## [Goal]
Report every line in the listing that contains the string "page".

........

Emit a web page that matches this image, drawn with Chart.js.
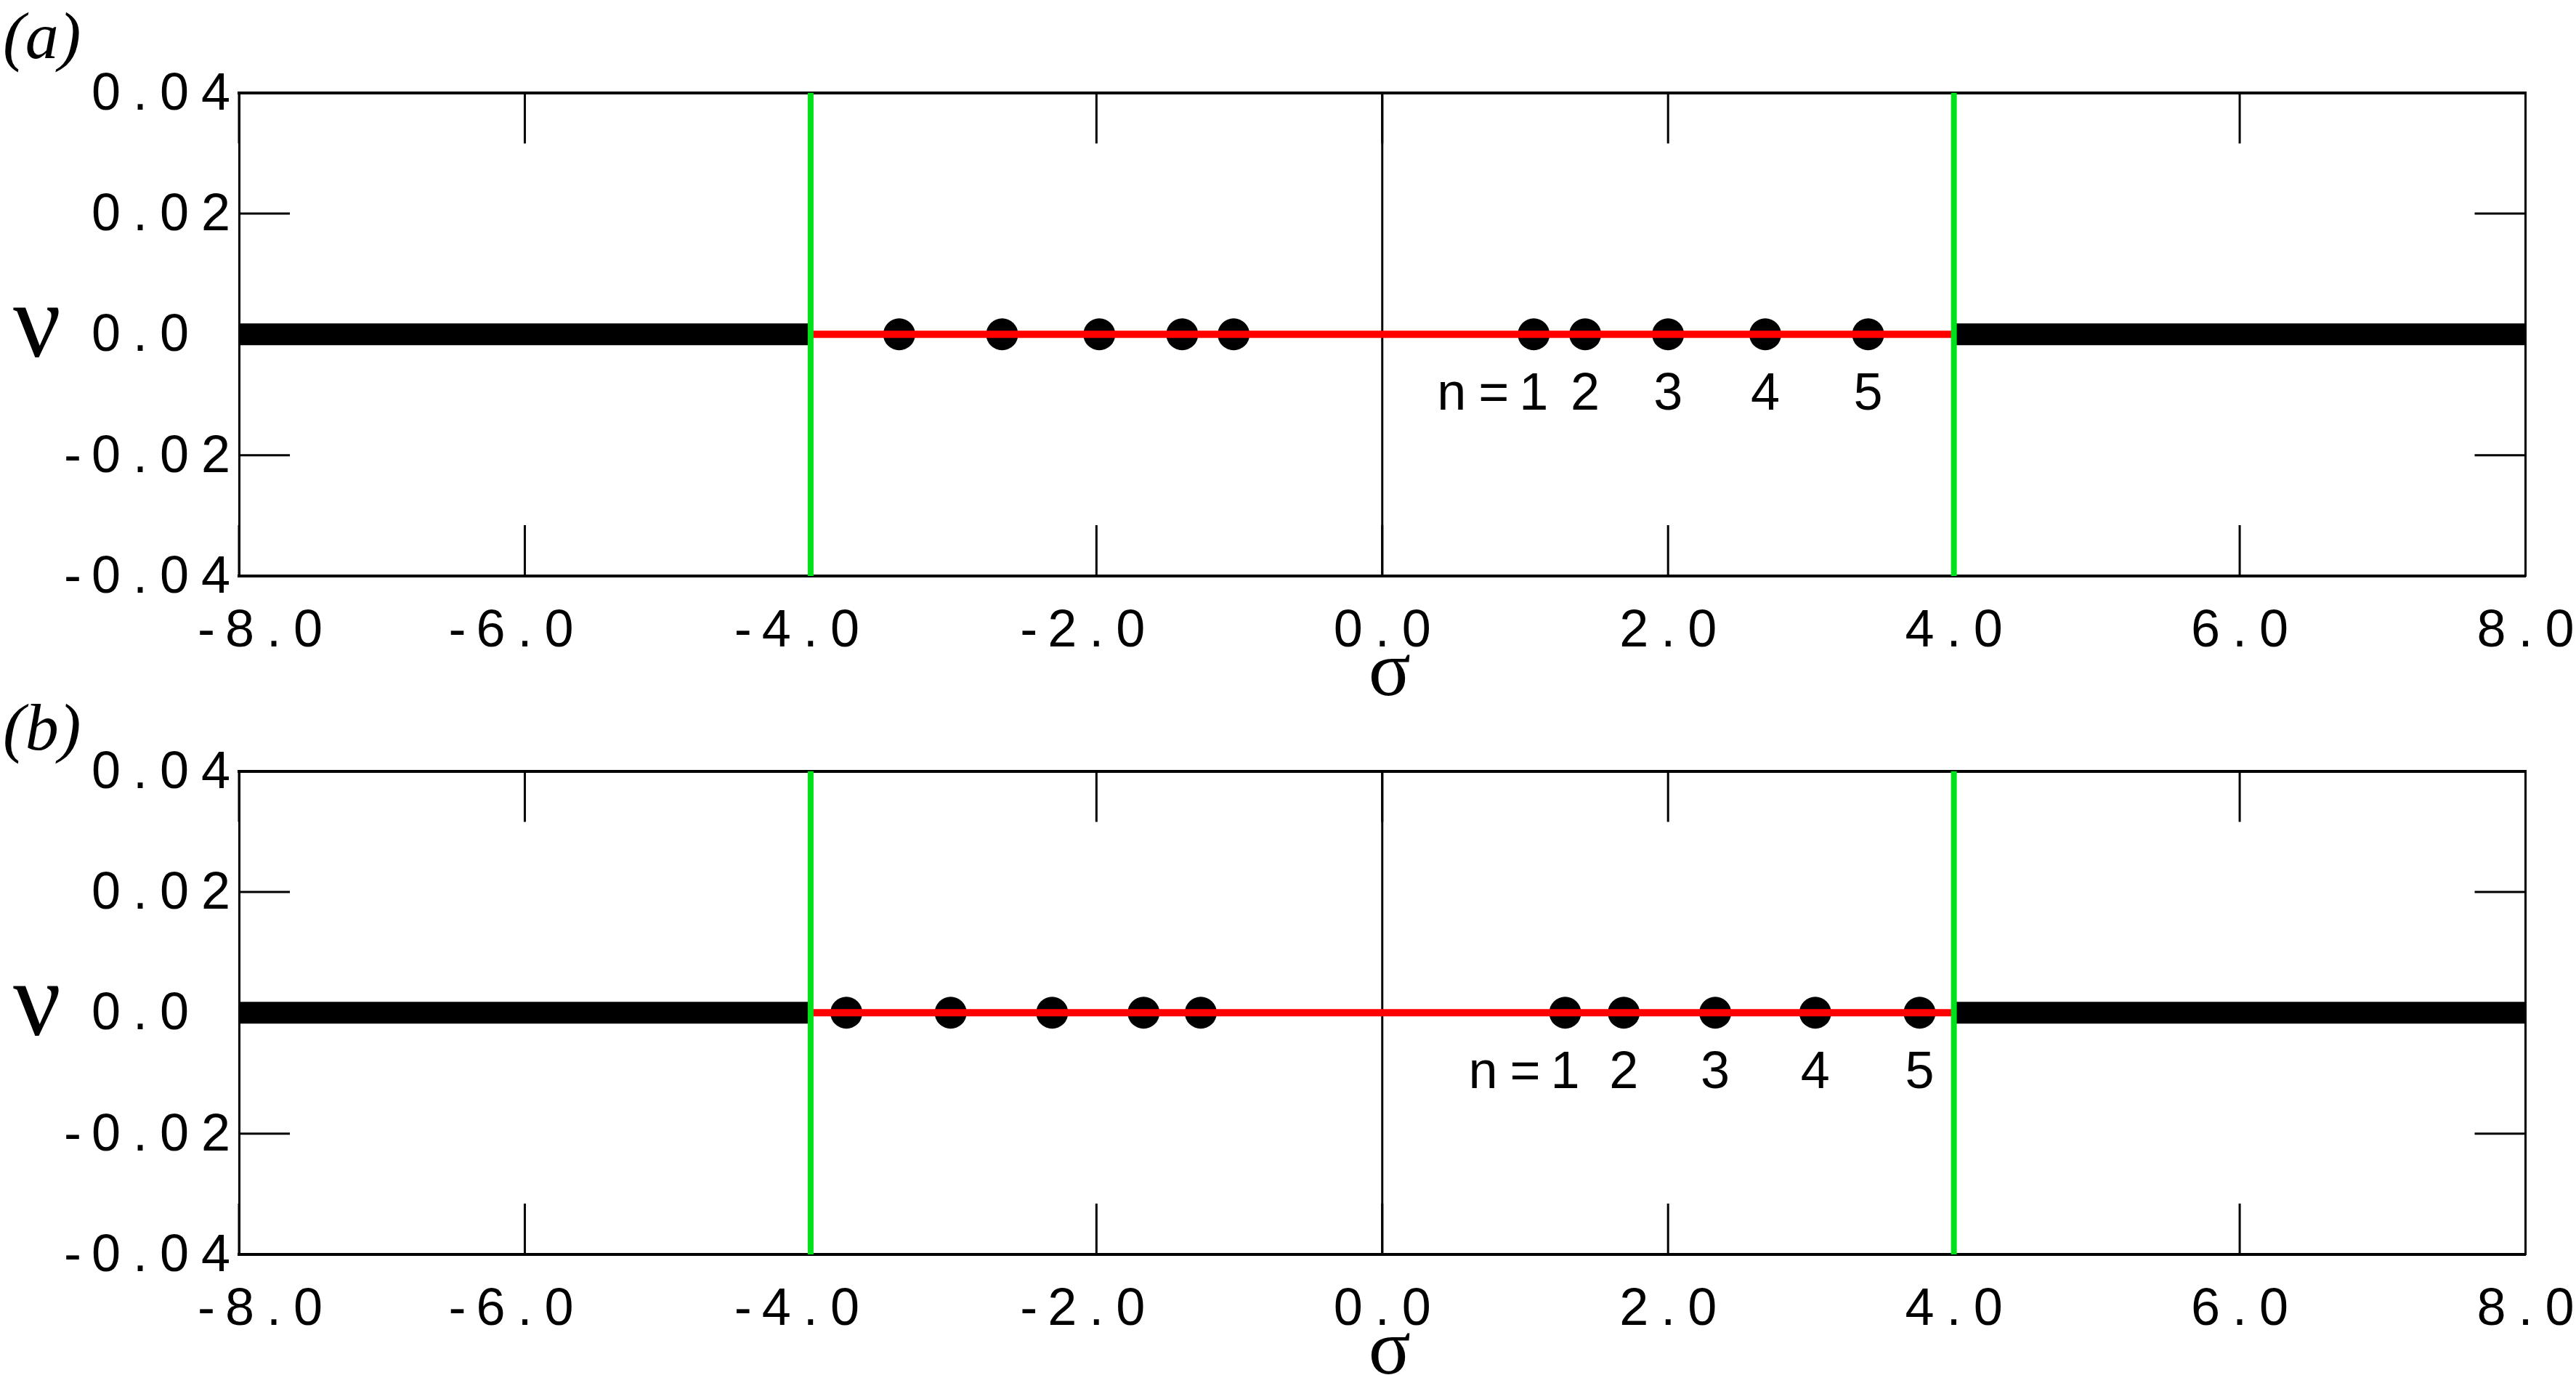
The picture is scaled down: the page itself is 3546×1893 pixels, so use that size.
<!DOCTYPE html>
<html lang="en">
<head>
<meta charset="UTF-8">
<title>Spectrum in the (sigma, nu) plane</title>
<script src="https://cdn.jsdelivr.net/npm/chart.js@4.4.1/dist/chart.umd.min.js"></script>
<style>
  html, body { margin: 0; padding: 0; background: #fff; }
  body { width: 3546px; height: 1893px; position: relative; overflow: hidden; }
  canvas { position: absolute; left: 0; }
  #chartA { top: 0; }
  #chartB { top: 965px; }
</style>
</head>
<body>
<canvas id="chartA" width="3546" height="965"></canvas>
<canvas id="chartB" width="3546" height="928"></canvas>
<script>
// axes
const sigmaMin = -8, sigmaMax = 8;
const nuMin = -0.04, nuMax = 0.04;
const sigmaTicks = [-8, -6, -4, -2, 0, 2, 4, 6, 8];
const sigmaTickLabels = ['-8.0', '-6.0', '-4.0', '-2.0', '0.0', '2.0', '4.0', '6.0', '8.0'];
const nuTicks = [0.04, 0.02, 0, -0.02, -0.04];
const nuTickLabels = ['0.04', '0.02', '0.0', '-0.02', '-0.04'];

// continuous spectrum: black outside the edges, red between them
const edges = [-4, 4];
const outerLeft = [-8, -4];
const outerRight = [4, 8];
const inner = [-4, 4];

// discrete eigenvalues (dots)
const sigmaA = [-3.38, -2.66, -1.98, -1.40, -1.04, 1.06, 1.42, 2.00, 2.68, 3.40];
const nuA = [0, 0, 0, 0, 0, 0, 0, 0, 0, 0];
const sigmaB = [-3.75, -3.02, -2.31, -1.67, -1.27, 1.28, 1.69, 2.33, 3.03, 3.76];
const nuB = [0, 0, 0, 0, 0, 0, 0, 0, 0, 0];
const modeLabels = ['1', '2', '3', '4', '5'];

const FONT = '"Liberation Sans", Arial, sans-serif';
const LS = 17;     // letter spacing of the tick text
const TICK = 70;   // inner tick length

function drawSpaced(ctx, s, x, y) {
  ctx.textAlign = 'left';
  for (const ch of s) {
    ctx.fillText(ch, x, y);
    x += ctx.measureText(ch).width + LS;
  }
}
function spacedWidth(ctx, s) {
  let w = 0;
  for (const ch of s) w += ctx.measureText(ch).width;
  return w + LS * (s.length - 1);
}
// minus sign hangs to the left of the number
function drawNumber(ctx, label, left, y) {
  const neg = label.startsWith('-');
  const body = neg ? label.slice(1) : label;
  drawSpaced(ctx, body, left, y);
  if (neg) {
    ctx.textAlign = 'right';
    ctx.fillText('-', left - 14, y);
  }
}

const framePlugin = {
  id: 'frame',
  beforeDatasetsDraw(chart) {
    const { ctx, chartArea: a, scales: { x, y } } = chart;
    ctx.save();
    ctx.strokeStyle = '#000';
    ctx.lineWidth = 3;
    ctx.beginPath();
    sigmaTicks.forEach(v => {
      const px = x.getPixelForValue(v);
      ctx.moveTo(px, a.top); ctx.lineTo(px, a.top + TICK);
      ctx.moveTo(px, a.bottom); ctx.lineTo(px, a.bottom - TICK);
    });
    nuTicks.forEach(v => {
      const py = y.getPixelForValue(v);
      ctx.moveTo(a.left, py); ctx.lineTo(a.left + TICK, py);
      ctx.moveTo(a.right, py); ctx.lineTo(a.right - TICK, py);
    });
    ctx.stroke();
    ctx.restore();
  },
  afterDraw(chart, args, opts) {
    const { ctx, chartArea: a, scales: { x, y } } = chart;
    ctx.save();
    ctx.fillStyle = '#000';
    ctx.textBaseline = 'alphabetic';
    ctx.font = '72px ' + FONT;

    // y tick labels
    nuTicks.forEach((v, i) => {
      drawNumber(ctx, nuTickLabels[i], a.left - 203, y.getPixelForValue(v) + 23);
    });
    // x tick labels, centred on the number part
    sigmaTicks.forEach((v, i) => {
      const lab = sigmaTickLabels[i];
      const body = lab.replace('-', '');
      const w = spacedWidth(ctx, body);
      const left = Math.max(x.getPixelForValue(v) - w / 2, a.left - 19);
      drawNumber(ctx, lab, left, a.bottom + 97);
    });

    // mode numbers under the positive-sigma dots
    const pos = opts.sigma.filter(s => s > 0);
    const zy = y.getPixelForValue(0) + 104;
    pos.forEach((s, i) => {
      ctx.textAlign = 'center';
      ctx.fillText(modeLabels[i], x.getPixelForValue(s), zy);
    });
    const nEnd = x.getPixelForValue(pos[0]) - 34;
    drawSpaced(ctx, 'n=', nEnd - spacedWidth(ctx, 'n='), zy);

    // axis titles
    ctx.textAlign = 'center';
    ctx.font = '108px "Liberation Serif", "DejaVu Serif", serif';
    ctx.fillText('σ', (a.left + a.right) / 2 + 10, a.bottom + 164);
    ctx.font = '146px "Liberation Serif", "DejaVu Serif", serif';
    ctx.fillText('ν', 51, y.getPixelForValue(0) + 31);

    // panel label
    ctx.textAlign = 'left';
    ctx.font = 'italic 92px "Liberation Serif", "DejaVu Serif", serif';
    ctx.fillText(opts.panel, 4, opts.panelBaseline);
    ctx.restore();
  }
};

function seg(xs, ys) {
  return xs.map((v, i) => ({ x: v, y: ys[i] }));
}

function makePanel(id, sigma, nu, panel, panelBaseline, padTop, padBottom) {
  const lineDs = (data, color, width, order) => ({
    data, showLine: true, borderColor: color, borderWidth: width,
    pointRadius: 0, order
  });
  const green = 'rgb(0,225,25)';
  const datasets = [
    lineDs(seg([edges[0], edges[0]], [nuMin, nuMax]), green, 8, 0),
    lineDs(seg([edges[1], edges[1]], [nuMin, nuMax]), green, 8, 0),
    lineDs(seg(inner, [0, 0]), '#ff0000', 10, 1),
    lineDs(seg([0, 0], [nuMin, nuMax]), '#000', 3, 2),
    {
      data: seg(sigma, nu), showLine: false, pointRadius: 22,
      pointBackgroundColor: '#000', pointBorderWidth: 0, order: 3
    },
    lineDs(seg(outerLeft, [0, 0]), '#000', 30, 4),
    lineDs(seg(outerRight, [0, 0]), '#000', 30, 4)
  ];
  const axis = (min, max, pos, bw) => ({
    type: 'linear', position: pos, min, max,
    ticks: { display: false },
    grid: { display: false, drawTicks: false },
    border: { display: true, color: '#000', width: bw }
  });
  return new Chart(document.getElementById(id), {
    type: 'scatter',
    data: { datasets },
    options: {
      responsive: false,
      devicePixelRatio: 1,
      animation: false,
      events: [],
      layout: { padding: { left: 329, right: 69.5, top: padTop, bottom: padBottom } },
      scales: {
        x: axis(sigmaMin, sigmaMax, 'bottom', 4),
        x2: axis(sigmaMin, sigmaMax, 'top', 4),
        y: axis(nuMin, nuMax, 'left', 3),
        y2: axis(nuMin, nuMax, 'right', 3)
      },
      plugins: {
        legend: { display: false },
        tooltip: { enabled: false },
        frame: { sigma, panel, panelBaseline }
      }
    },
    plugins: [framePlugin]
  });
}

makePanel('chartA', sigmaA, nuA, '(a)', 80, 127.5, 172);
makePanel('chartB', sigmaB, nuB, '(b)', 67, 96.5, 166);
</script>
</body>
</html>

........

## [Full response]
Emit a web page that matches this image, drawn with Chart.js.
The picture is scaled down: the page itself is 3546×1893 pixels, so use that size.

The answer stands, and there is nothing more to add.